Why am I drilling into old Weld County history and injecting it into the current political debate?
- The Trump billboards are enormous, obnoxious, and they misrepresent the will of Coloradans, who rejected Trump in the primary. They may not comply with Federal law, which stipulates that candidate billboards should state who or what paid for the advertising. Cervi’s Trump billboards do not contain this disclaimer statement.
- Oil and gas wells in Weld County are still leaking into the air and water. It is still not healthy for humans and wildlife. Once aquifer water is contaminated, it is gone forever – can’t be used for agriculture or drinking. I want to remind drillers that this is against the law.

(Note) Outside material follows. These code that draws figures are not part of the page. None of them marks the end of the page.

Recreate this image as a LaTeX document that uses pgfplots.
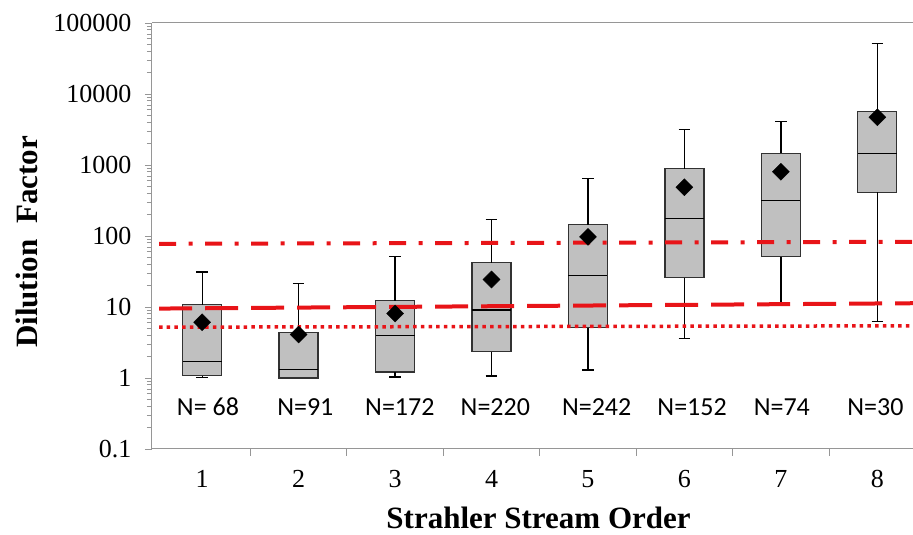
\documentclass[border=0pt]{standalone}
\usepackage{pgfplots}
\pgfplotsset{compat=1.18}
\usepackage{fontspec}
\setmainfont{Liberation Serif}
\newfontfamily\calibri{Carlito}
\definecolor{lnred}{RGB}{232,20,24}
\definecolor{boxgray}{RGB}{192,192,192}
\definecolor{axgray}{RGB}{150,150,150}
\definecolor{boxedge}{RGB}{50,50,50}
\begin{document}
\begin{tikzpicture}
\begin{axis}[
  scale only axis, width=761pt, height=426pt,
  xmin=0.48, xmax=8.37,
  ymode=log, ymin=0.1, ymax=100000,
  axis x line=box, axis y line=left,
  axis line style={axgray, line width=1pt, -},
  every outer x axis line/.append style={-},
  every outer y axis line/.append style={-},
  xtick pos=bottom, ytick pos=left,
  tick align=outside,
  tick style={axgray, line width=0.9pt},
  major tick length=7pt, minor tick length=5pt,
  xtick={1.5,2.5,3.5,4.5,5.5,6.5,7.5},
  xticklabels={},
  extra x ticks={1,2,3,4,5,6,7,8},
  extra x tick labels={1,2,3,4,5,6,7,8},
  extra x tick style={major tick length=0pt},
  ytick={0.1,1,10,100,1000,10000,100000},
  yticklabels={0.1,1,10,100,1000,10000,100000},
  /pgf/number format/assume math mode=true,
  ticklabel style={font=\fontsize{26}{30}\selectfont, text=black},
  xticklabel style={yshift=-18pt},
  yticklabel style={xshift=-10pt},
  xlabel={Strahler Stream Order},
  ylabel={Dilution\ \ Factor},
  label style={font=\fontsize{31}{36}\selectfont\bfseries, text=black},
  xlabel style={at={(axis description cs:0.508,-0.187)}, anchor=base},
  ylabel style={at={(axis description cs:-0.165,0.486)}, anchor=center},
  clip=true,
]
\coordinate (ll) at (rel axis cs:0,0);
\coordinate (ur) at (rel axis cs:1,1);

% boxes (q1 to q3)
\pgfplotsset{bx/.style={fill=boxgray, draw=boxedge, line width=1.3pt}}
\addplot[bx] coordinates {(0.7975,1.08) (1.2025,1.08) (1.2025,10.8) (0.7975,10.8)} -- cycle;
\addplot[bx] coordinates {(1.7975,1.0) (2.2025,1.0) (2.2025,4.4) (1.7975,4.4)} -- cycle;
\addplot[bx] coordinates {(2.7975,1.22) (3.2025,1.22) (3.2025,12.3) (2.7975,12.3)} -- cycle;
\addplot[bx] coordinates {(3.7975,2.34) (4.2025,2.34) (4.2025,42) (3.7975,42)} -- cycle;
\addplot[bx] coordinates {(4.7975,5.1) (5.2025,5.1) (5.2025,144) (4.7975,144)} -- cycle;
\addplot[bx] coordinates {(5.7975,25.8) (6.2025,25.8) (6.2025,884) (5.7975,884)} -- cycle;
\addplot[bx] coordinates {(6.7975,51) (7.2025,51) (7.2025,1452) (6.7975,1452)} -- cycle;
\addplot[bx] coordinates {(7.7975,414) (8.2025,414) (8.2025,5670) (7.7975,5670)} -- cycle;

% medians
\addplot[black, line width=1.3pt, unbounded coords=jump] coordinates {
(0.7975,1.72) (1.2025,1.72) (nan,nan)
(1.7975,1.32) (2.2025,1.32) (nan,nan)
(2.7975,4.0) (3.2025,4.0) (nan,nan)
(3.7975,9.1) (4.2025,9.1) (nan,nan)
(4.7975,28) (5.2025,28) (nan,nan)
(5.7975,175) (6.2025,175) (nan,nan)
(6.7975,313) (7.2025,313) (nan,nan)
(7.7975,1466) (8.2025,1466)
};

% whiskers
\addplot[black, line width=1.3pt, unbounded coords=jump] coordinates {
(1,10.8) (1,31) (nan,nan) (0.94,31) (1.06,31) (nan,nan)
(1,1.08) (1,1.02) (nan,nan) (0.94,1.02) (1.06,1.02) (nan,nan)
(2,4.4) (2,21.4) (nan,nan) (1.94,21.4) (2.06,21.4) (nan,nan)
(3,12.3) (3,51) (nan,nan) (2.94,51) (3.06,51) (nan,nan)
(3,1.22) (3,1.03) (nan,nan) (2.94,1.03) (3.06,1.03) (nan,nan)
(4,42) (4,172) (nan,nan) (3.94,172) (4.06,172) (nan,nan)
(4,2.34) (4,1.07) (nan,nan) (3.94,1.07) (4.06,1.07) (nan,nan)
(5,144) (5,645) (nan,nan) (4.94,645) (5.06,645) (nan,nan)
(5,5.1) (5,1.29) (nan,nan) (4.94,1.29) (5.06,1.29) (nan,nan)
(6,884) (6,3170) (nan,nan) (5.94,3170) (6.06,3170) (nan,nan)
(6,25.8) (6,3.6) (nan,nan) (5.94,3.6) (6.06,3.6) (nan,nan)
(7,1452) (7,4140) (nan,nan) (6.94,4140) (7.06,4140) (nan,nan)
(7,51) (7,11.1) (nan,nan) (6.94,11.1) (7.06,11.1) (nan,nan)
(8,5670) (8,50900) (nan,nan) (7.94,50900) (8.06,50900) (nan,nan)
(8,414) (8,6.25) (nan,nan) (7.94,6.25) (8.06,6.25)
};

% reference lines
\addplot[lnred, line width=4pt, dash pattern=on 17pt off 12.5pt on 4pt off 12.5pt] coordinates {(0.553,77.6) (8.37,82.8)};
\addplot[lnred, line width=4pt, dash pattern=on 33pt off 13pt] coordinates {(0.553,9.5) (8.37,11.3)};
\addplot[lnred, line width=3.5pt, dash pattern=on 3.5pt off 4.2pt] coordinates {(0.553,5.2) (8.37,5.43)};

% means
\addplot[only marks, mark=square*, mark size=6pt, mark options={rotate=45, fill=black, draw=black}] coordinates {
(1,6.1) (2,4.1) (3,8.1) (4,24.4) (5,97) (6,487) (7,802) (8,4700)};

% N labels
\begin{scope}[every node/.style={font=\calibri\fontsize{26}{30}\selectfont, anchor=center, inner sep=0pt}]
\node at (axis cs:1.06,0.39) {N= 68};
\node at (axis cs:2.07,0.39) {N=91};
\node at (axis cs:3.05,0.39) {N=172};
\node at (axis cs:4.04,0.39) {N=220};
\node at (axis cs:5.09,0.39) {N=242};
\node at (axis cs:6.08,0.39) {N=152};
\node at (axis cs:7.01,0.39) {N=74};
\node at (axis cs:7.98,0.39) {N=30};
\end{scope}
\end{axis}
\pgfresetboundingbox
\useasboundingbox ([xshift=-152pt,yshift=-86pt]ll) rectangle ([yshift=23pt]ur);
\end{tikzpicture}
\end{document}
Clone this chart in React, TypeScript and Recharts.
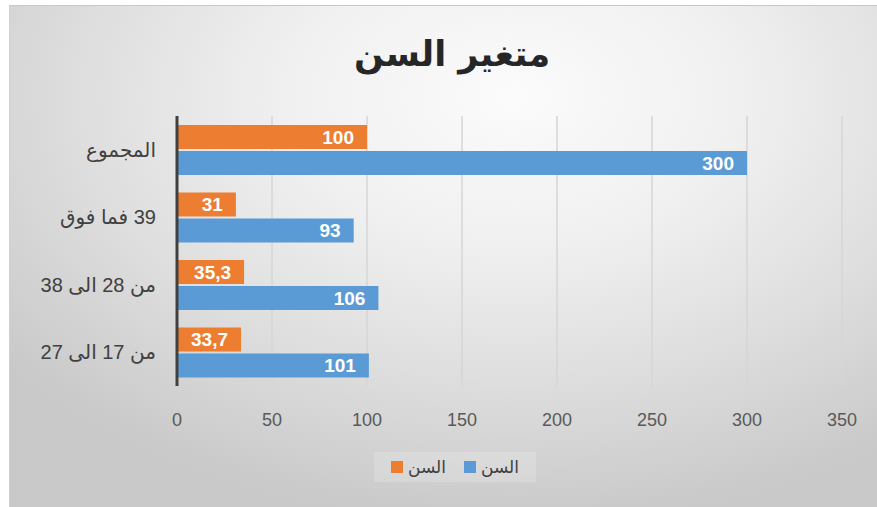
import React from 'react';
import { BarChart, Bar, XAxis, YAxis, CartesianGrid, LabelList } from 'recharts';

const title = 'متغير السن';
const categories = ['المجموع', '39 فما فوق', 'من 28  الى 38', 'من 17 الى 27'];
const countValues = [300, 93, 106, 101];
const percentValues = [100, 31, 35.3, 33.7];
const xTicks = [0, 50, 100, 150, 200, 250, 300, 350];
const countName = 'السن';
const percentName = 'السن';

const ORANGE = '#ED7D31';
const BLUE = '#5B9BD5';

const data = categories.map((c, i) => ({ cat: c, pct: percentValues[i], count: countValues[i] }));

const fmt = (v: any) => String(v).replace('.', ',');

const YTick = (props: any) => {
  const { x, y, payload } = props;
  return (
    <text
      x={x}
      y={y}
      dy={7}
      textAnchor="end"
      fill="#404040"
      fontSize={20}
      fontFamily="'Liberation Sans', 'DejaVu Sans', sans-serif"
    >
      {'\u202B' + payload.value + '\u202C'}
    </text>
  );
};

const LegendItem = ({ color, label }: { color: string; label: string }) => (
  <div style={{ display: 'flex', alignItems: 'center', gap: 5 }}>
    <div style={{ width: 12, height: 12, background: color }} />
    <span style={{ fontSize: 17, color: '#404040', fontFamily: "'DejaVu Sans', sans-serif" }}>{label}</span>
  </div>
);

export default function App() {
  return (
    <div style={{ position: 'absolute', left: 0, top: 0, width: 877, height: 507, background: '#ffffff', overflow: 'hidden' }}>
      <div
        style={{
          position: 'absolute',
          left: 9,
          top: 5,
          width: 868,
          height: 502,
          borderTop: '1px solid #c8c8c8',
          borderLeft: '1px solid #d0d0d0',
          boxSizing: 'border-box',
          background:
            'radial-gradient(ellipse 75% 85% at 58% 18%, #fbfbfb 0%, #f0f0f0 35%, #dfdfdf 65%, #c9c9c9 100%)',
        }}
      >
        <div
          style={{
            position: 'absolute',
            left: 16,
            top: 28,
            width: 852,
            textAlign: 'center',
            fontSize: 35,
            lineHeight: '40px',
            fontWeight: 'bold',
            color: '#262626',
            fontFamily: "'DejaVu Sans', sans-serif",
            direction: 'rtl',
          }}
        >
          {title}
        </div>
        <BarChart
          width={868}
          height={502}
          data={data}
          layout="vertical"
          margin={{ top: 110, right: 36, bottom: 82, left: 7 }}
          barSize={24}
          barGap={2}
        >
          <CartesianGrid horizontal={false} vertical={true} stroke="#d6d6d6" strokeWidth={1.5} />
          <XAxis
            type="number"
            domain={[0, 350]}
            ticks={xTicks}
            axisLine={false}
            tickLine={false}
            tickMargin={21}
            height={40}
            tick={{ fill: '#595959', fontSize: 18, fontFamily: "'Liberation Sans', sans-serif" }}
          />
          <YAxis
            type="category"
            dataKey="cat"
            width={160}
            tickLine={false}
            tickSize={6}
            tickMargin={15}
            axisLine={{ stroke: '#404040', strokeWidth: 3 }}
            tick={<YTick />}
          />
          <Bar dataKey="pct" name={percentName} fill={ORANGE} isAnimationActive={false}>
            <LabelList
              dataKey="pct"
              position="insideRight"
              offset={13}
              formatter={fmt}
              fill="#ffffff"
              fontSize={19}
              fontWeight="bold"
              fontFamily="'Liberation Sans', sans-serif"
            />
          </Bar>
          <Bar dataKey="count" name={countName} fill={BLUE} isAnimationActive={false}>
            <LabelList
              dataKey="count"
              position="insideRight"
              offset={13}
              formatter={fmt}
              fill="#ffffff"
              fontSize={19}
              fontWeight="bold"
              fontFamily="'Liberation Sans', sans-serif"
            />
          </Bar>
        </BarChart>
        <div
          style={{
            position: 'absolute',
            left: 364,
            top: 446,
            width: 162,
            height: 30,
            background: 'rgba(255,255,255,0.18)',
            display: 'flex',
            alignItems: 'center',
            justifyContent: 'center',
            gap: 18,
          }}
        >
          <LegendItem color={ORANGE} label={percentName} />
          <LegendItem color={BLUE} label={countName} />
        </div>
      </div>
    </div>
  );
}
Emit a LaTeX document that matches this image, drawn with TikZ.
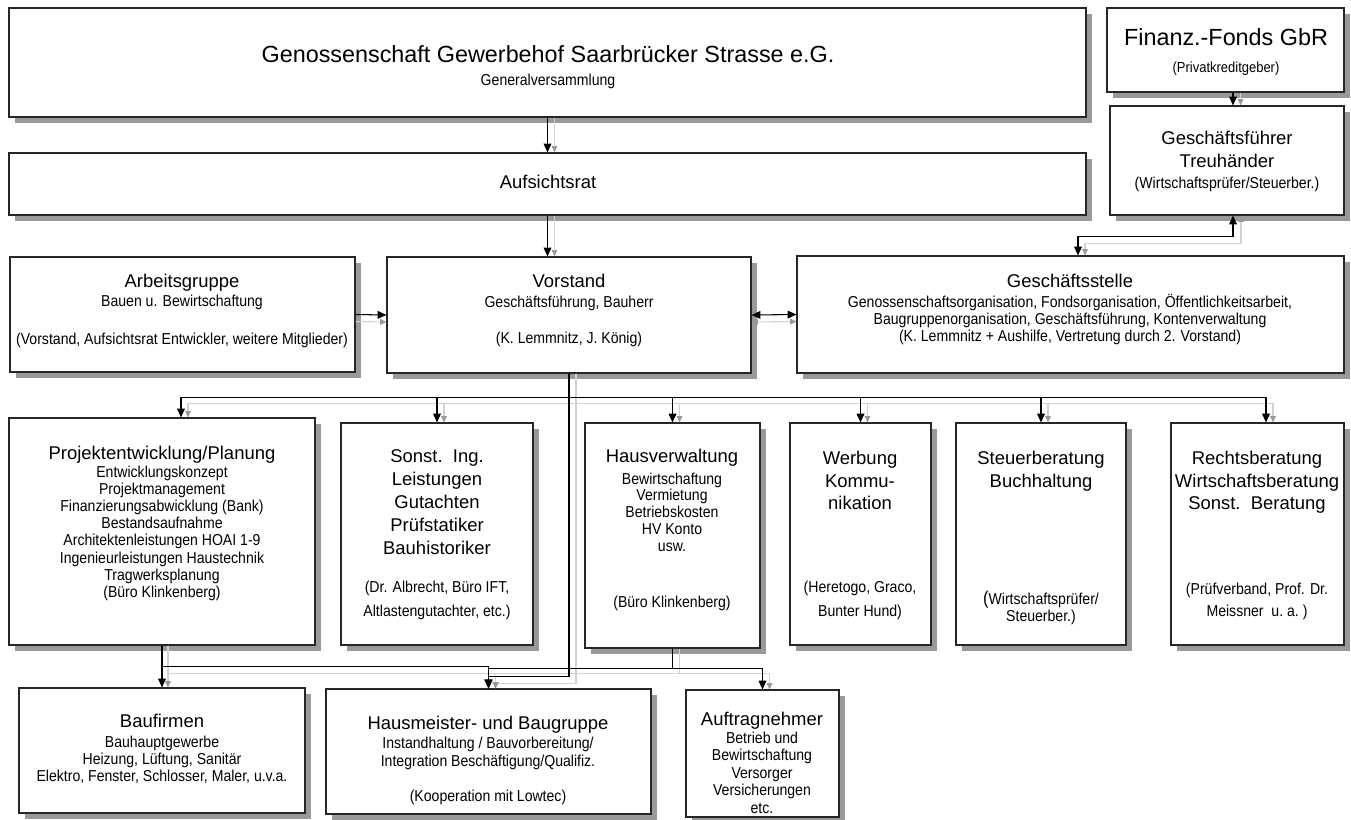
\documentclass[tikz,border=0pt]{standalone}
\usepackage{fontspec}
\setmainfont{Liberation Sans}
\newfontfamily\narrowfam{Liberation Sans}[FakeStretch=0.89]
\usetikzlibrary{arrows.meta,fit,shadows}
\newcommand\bigf{\fontsize{10.5}{13}\selectfont}
\newcommand\hugef{\fontsize{13.3}{16}\selectfont}
\newcommand\smf{\narrowfam\fontsize{9}{10}\selectfont}
\newcommand\txtlines[6]{\foreach \myitem [count=\myi] in {#6}{\node[#2] (#1-\myi) at (#3,{#4+#5*(\myi-1)}) {\myitem};}}
\begin{document}
\begin{tikzpicture}[x=0.02cm,y=-0.02cm,
  box/.style={draw=black!85, line width=0.65pt, fill=white, inner sep=0pt,
    general shadow={fill=black!40, shadow xshift=3.4pt, shadow yshift=-3.4pt}},
  bt/.style={font=\bigf, inner sep=0pt, text height=7.6pt, text depth=2.2pt},
  ht/.style={font=\hugef, inner sep=0pt, text height=9.6pt, text depth=2.8pt},
  st/.style={font=\smf, inner sep=0pt, text height=6.5pt, text depth=1.9pt},
  con/.style={draw=black, line width=0.6pt, -{Triangle[width=4.4pt,length=5pt]}},
  dcon/.style={draw=black, line width=0.6pt, {Triangle[width=4.4pt,length=5pt]}-{Triangle[width=4.4pt,length=5pt]}},
  gcon/.style={draw=black!18, line width=0.6pt, -{Triangle[width=3.2pt,length=3.6pt,color=black!40]}},
  gdcon/.style={draw=black!18, line width=0.6pt, {Triangle[width=3.2pt,length=3.6pt,color=black!40]}-{Triangle[width=3.2pt,length=3.6pt,color=black!40]}},
]
\useasboundingbox (0,0) rectangle (1351,819);

% ---------- boxes ----------
\node[box, fit={(9,8) (1086,117)}] (gen) {};
\node[box, fit={(9,153) (1086,215)}] (auf) {};
\node[box, fit={(1107,8) (1344,92)}] (fin) {};
\node[box, fit={(1110,106) (1344,215)}] (gf) {};
\node[box, fit={(10,257) (355,372)}] (ag) {};
\node[box, fit={(387,257) (751,373)}] (vor) {};
\node[box, fit={(797,256) (1344,373)}] (gs) {};
\node[box, fit={(9,418) (315,645)}] (proj) {};
\node[box, fit={(341,423) (533,645)}] (son) {};
\node[box, fit={(585,423) (760,648)}] (hv) {};
\node[box, fit={(790,423) (931,645)}] (wer) {};
\node[box, fit={(956,423) (1126,645)}] (st) {};
\node[box, fit={(1171,423) (1344,645)}] (re) {};
\node[box, fit={(19,688) (305,813)}] (bau) {};
\node[box, fit={(326,689) (651,814)}] (hm) {};
\node[box, fit={(686,690) (839,817)}] (an) {};

% ---------- texts ----------
\node[ht] (gen-t) at (548,57) {Genossenschaft Gewerbehof Saarbrücker Strasse e.G.};
\node[st] (gen-s) at (548,81) {Generalversammlung};
\node[bt] (auf-t) at (548,184) {Aufsichtsrat};
\node[ht] (fin-t) at (1226,40) {Finanz.-Fonds GbR};
\node[st, font=\narrowfam\fontsize{8.3}{10}\selectfont] (fin-s) at (1226,68) {(Privatkreditgeber)};
\txtlines{gf-t}{bt}{1227}{140}{22.5}{Geschäftsführer,Treuhänder}
\node[st] (gf-s) at (1227,184) {(Wirtschaftsprüfer/Steuerber.)};

\node[bt] (ag-t) at (182,283) {Arbeitsgruppe};
\node[st] (ag-s1) at (182,302) {Bauen u. Bewirtschaftung};
\node[st] (ag-s2) at (182,340) {(Vorstand, Aufsichtsrat Entwickler, weitere Mitglieder)};

\node[bt] (vor-t) at (569,283) {Vorstand};
\node[st] (vor-s1) at (569,303) {Geschäftsführung, Bauherr};
\node[st] (vor-s2) at (569,339) {(K. Lemmnitz, J. König)};

\node[bt] (gs-t) at (1070,283) {Geschäftsstelle};
\txtlines{gs-s}{st}{1070}{303}{17}{{Genossenschaftsorganisation, Fondsorganisation, Öffentlichkeitsarbeit,},{Baugruppenorganisation, Geschäftsführung, Kontenverwaltung},{(K. Lemmnitz + Aushilfe, Vertretung durch 2. Vorstand)}}

\node[bt] (proj-t) at (162,455) {Projektentwicklung/Planung};
\txtlines{proj-s}{st}{162}{473}{17.2}{Entwicklungskonzept,Projektmanagement,Finanzierungsabwicklung (Bank),Bestandsaufnahme,Architektenleistungen HOAI 1-9,Ingenieurleistungen Haustechnik,Tragwerksplanung,(Büro Klinkenberg)}

\txtlines{son-t}{bt}{437}{458}{23}{Sonst.~~Ing.,Leistungen,Gutachten,Prüfstatiker,Bauhistoriker}
\txtlines{son-s}{st}{437}{588}{24}{{(Dr. Albrecht, Büro IFT,},{Altlastengutachter, etc.)}}

\node[bt] (hv-t) at (672,458) {Hausverwaltung};
\txtlines{hv-s}{st}{672}{480}{16.8}{Bewirtschaftung,Vermietung,Betriebskosten,HV Konto,usw.}
\node[st] (hv-b) at (672,603) {(Büro Klinkenberg)};

\txtlines{wer-t}{bt}{860}{460}{22.5}{Werbung,Kommu-,nikation}
\txtlines{wer-s}{st}{860}{588}{24}{{(Heretogo, Graco,},{Bunter Hund)}}

\txtlines{st-t}{bt}{1041}{460}{22.5}{Steuerberatung,Buchhaltung}
\txtlines{st-s}{st}{1041}{600}{17.5}{{{\bigf(}Wirtschaftsprüfer/},{Steuerber.)}}

\txtlines{re-t}{bt}{1257}{460}{22.5}{Rechtsberatung,Wirtschaftsberatung,Sonst.~~Beratung}
\txtlines{re-s}{st}{1257}{590}{22}{{(Prüfverband, Prof. Dr.},{Meissner~~u.~a.~)}}

\node[bt] (bau-t) at (162,723) {Baufirmen};
\txtlines{bau-s}{st}{162}{743}{17.3}{Bauhauptgewerbe,{Heizung, Lüftung, Sanitär},{Elektro, Fenster, Schlosser, Maler, u.v.a.}}

\node[bt] (hm-t) at (488,725) {Hausmeister- und Baugruppe};
\txtlines{hm-s}{st}{488}{744}{18}{Instandhaltung / Bauvorbereitung/,Integration Beschäftigung/Qualifiz.}
\node[st] (hm-k) at (488,797) {(Kooperation mit Lowtec)};

\node[bt] (an-t) at (762,721) {Auftragnehmer};
\txtlines{an-s}{st}{762}{739}{17.6}{Betrieb und,Bewirtschaftung,Versorger,Versicherungen,etc.}

% ---------- grey duplicate connectors ----------
\draw[gcon] ([xshift=.14cm]gen.south) -- ([xshift=.14cm]auf.north);
\draw[gcon] ([xshift=.14cm]auf.south) -- ([xshift=.14cm]auf.south |- vor.north);
\draw[gcon] ([xshift=.30cm]fin.south) -- ([xshift=.30cm]fin.south |- gf.north);
\draw[gdcon] ([xshift=.28cm]gf.south) -- ++(0,28) -| ([xshift=.29cm]gs.north);
\draw[gcon] ([yshift=-.14cm]ag.east) -- ([yshift=-.14cm]vor.west);
\draw[gdcon] ([yshift=-.14cm]vor.east) -- ([yshift=-.14cm]gs.west);
\draw[gcon] ([xshift=.14cm]vor.south) -- ++(0,30) -| ([xshift=.52cm]proj.north);
\draw[gcon] ([xshift=.14cm]vor.south) -- ++(0,30) -| ([xshift=.14cm]son.north);
\draw[gcon] ([xshift=.14cm]vor.south) -- ++(0,30) -| ([xshift=.14cm]hv.north);
\draw[gcon] ([xshift=.14cm]vor.south) -- ++(0,30) -| ([xshift=.14cm]wer.north);
\draw[gcon] ([xshift=.14cm]vor.south) -- ++(0,30) -| ([xshift=.14cm]st.north);
\draw[gcon] ([xshift=.14cm]vor.south) -- ++(0,30) -| ([xshift=.31cm]re.north);
\draw[gcon] ([xshift=.14cm]vor.south) -- ++(0,310) -| ([xshift=.14cm]hm.north);
\draw[gcon] ([xshift=.12cm]proj.south) -- ([xshift=.12cm]bau.north);
\draw[gcon] ([xshift=.12cm]proj.south) -- ++(0,28) -| ([xshift=.14cm]hm.north);
\draw[gcon] ([xshift=.14cm]hv.south) -- ++(0,25) -| ([xshift=.14cm]hm.north);
\draw[gcon] ([xshift=.14cm]hv.south) -- ++(0,25) -| ([xshift=.14cm]an.north);

% ---------- black connectors ----------
\draw[con] (gen.south) -- (auf.north);
\draw[con] (auf.south) -- (auf.south |- vor.north);
\draw[con] ([xshift=.15cm]fin.south) -- ([xshift=.15cm]fin.south |- gf.north);
\draw[dcon] ([xshift=.12cm]gf.south) -- ++(0,21) -| ([xshift=.15cm]gs.north);
\draw[con] (ag.east) -- (vor.west);
\draw[dcon] (vor.east) -- (gs.west);
\draw[con] (vor.south) -- ++(0,24) -| ([xshift=.38cm]proj.north);
\draw[con] (vor.south) -- ++(0,24) -| (son.north);
\draw[con] (vor.south) -- ++(0,24) -| (hv.north);
\draw[con] (vor.south) -- ++(0,24) -| (wer.north);
\draw[con] (vor.south) -- ++(0,24) -| (st.north);
\draw[con] (vor.south) -- ++(0,24) -| ([xshift=.17cm]re.north);
\draw[con] (vor.south) -- ++(0,303) -| (hm.north);
\draw[con] (proj.south) -- (bau.north);
\draw[con] (proj.south) -- ++(0,21) -| (hm.north);
\draw[con] (hv.south) -- ++(0,20) -| (hm.north);
\draw[con] (hv.south) -- ++(0,20) -| (an.north);
\end{tikzpicture}
\end{document}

- Candidate Trump is vehemently anti-regulation as it pertains to protecting the natural environment. He has said that he would cut the EPA:
TRUMP: Environmental Protection, what they do is a disgrace. Every week they come out with new regulations.Q: Who’s going to protect the environment?
TRUMP: We’ll be fine with the environment. We can leave a little bit, but you can’t destroy businesses
- Mike Cervi, Sr. and his family are Trump supporters. That is their right in America. They also have the right to pay for and to put up Trump billboards, although they should state who paid for them.
- I have the right to point out that a disdain for environmental regulation and accountability, which led Mike Cervi to contaminate and to cover up the poisoning of groundwater in Weld County, is a Trump value most people in Weld County do not share.
Mr. Cervi, you do not speak for Weld County when you Trumpet your candidate on giant billboards – And you do not speak for me.